Vice president of AIKS and president of Tamil Nadu Vivasayikal Sangam, K Balakrishnan MLA, presided over the convention. He and P Shanmugam, general secretary of Tamil Nadu Vivasayikal Sangam, who greeted the convention, explained the long history of struggle and victories of sugarcane growers in the state. Joint secretary of the AIKS Vijoo Krishnan placed a report on sugarcane growers with a detailed analysis about the sugar industry. N K Sukla, joint secretary of AIKS, greeted the convention. R Annadurai, CPI(M) MLA and chairman of the reception committee, gave the welcome address. D Ravindran, general secretary, Tamil Nadu Sugarcane Growers Association, proposed vote of thanks.

Finally, AIKS general secretary Hannan Mollah addressed the convention and gave a clarion call to the sugarcane growers to hold militant struggle, not just a token protest on December 15, to force the authorities to accede to their demands.
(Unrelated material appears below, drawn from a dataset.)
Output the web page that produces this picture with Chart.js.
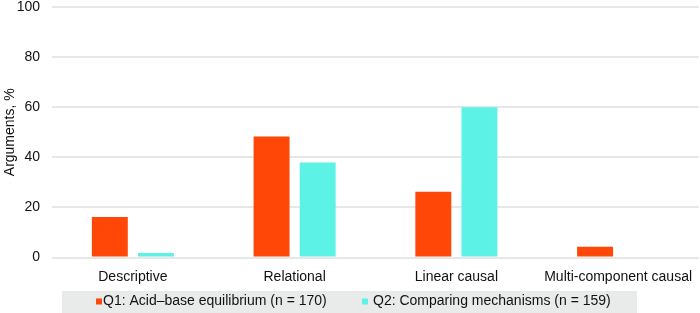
<!DOCTYPE html>
<html>
<head>
<meta charset="utf-8">
<script src="https://cdn.jsdelivr.net/npm/chart.js@4/dist/chart.umd.min.js"></script>
<style>
  html, body { margin: 0; padding: 0; background: #ffffff; }
  #wrap { width: 700px; height: 313px; position: relative; }
</style>
</head>
<body>
<div id="wrap"><canvas id="c" width="700" height="313"></canvas></div>
<script>
const categories = ['Descriptive', 'Relational', 'Linear causal', 'Multi-component causal'];
const q1Values = [16.2, 48.3, 26.2, 4.3];
const q2Values = [1.8, 37.9, 60.0, 0];
const seriesLabels = ['Q1: Acid–base equilibrium (n = 170)', 'Q2: Comparing mechanisms (n = 159)'];
const seriesColors = ['#ff4708', '#5cf2e6'];
const yTicks = [0, 20, 40, 60, 80, 100];

const FONT = "'Liberation Sans', Arial, Helvetica, sans-serif";

const legendPlugin = {
  id: 'boxLegend',
  afterDraw(chart) {
    const ctx = chart.ctx;
    ctx.save();
    ctx.fillStyle = '#e9ebeb';
    ctx.fillRect(62, 291, 575, 22);
    const items = [{mx: 96, tx: 103}, {mx: 362, tx: 373}];
    ctx.font = '14px ' + FONT;
    ctx.textBaseline = 'middle';
    ctx.textAlign = 'left';
    chart.data.datasets.forEach((ds, i) => {
      const it = items[i];
      ctx.fillStyle = ds.backgroundColor;
      ctx.fillRect(it.mx, 298.5, 6, 6);
      ctx.fillStyle = '#111111';
      ctx.fillText(ds.label, it.tx, 301);
    });
    ctx.restore();
  }
};

new Chart(document.getElementById('c'), {
  type: 'bar',
  data: {
    labels: categories,
    datasets: [
      { label: seriesLabels[0], data: q1Values, backgroundColor: seriesColors[0], borderWidth: 0,
        categoryPercentage: 0.57, barPercentage: 0.78 },
      { label: seriesLabels[1], data: q2Values, backgroundColor: seriesColors[1], borderWidth: 0,
        categoryPercentage: 0.57, barPercentage: 0.78 }
    ]
  },
  options: {
    responsive: false,
    animation: false,
    devicePixelRatio: 1,
    layout: { padding: { top: 7, right: 1, left: 0, bottom: 0 } },
    plugins: { legend: { display: false }, tooltip: { enabled: false } },
    scales: {
      x: {
        grid: { display: false, drawTicks: false },
        border: { display: false },
        ticks: { color: '#111111', font: { family: FONT, size: 14 }, padding: 11, maxRotation: 0, autoSkip: false },
        afterFit(axis) { axis.height = 55.5; axis.paddingLeft = 0; axis.paddingRight = 0; }
      },
      y: {
        min: 0, max: 100,
        afterBuildTicks(axis) { axis.ticks = yTicks.map(v => ({ value: v })); },
        grid: { color: '#e6e8e8', lineWidth: 2, drawTicks: false },
        border: { display: false },
        ticks: { color: '#111111', font: { family: FONT, size: 14, lineHeight: 1 }, padding: 12 },
        title: { display: true, text: 'Arguments, %', color: '#111111', font: { family: FONT, size: 14 }, padding: { top: 2, bottom: 0 } },
        afterFit(axis) { axis.width = 52; axis.paddingTop = 0; axis.paddingBottom = 0; }
      }
    }
  },
  plugins: [legendPlugin]
});
</script>
</body>
</html>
He reminded that the land bill of the Modi government was forced to drop for the time being only due to the militant and broad-based Kisan struggle across the country. So, he called for building broad-based Kisan movement and intensifying the struggle against the Modi government, the enemy of the entire farming community of the country.

The historic convention concluded with a huge rally of sugarcane growers, holding canes in their hands, marching through Madurai streets and a massive public meeting.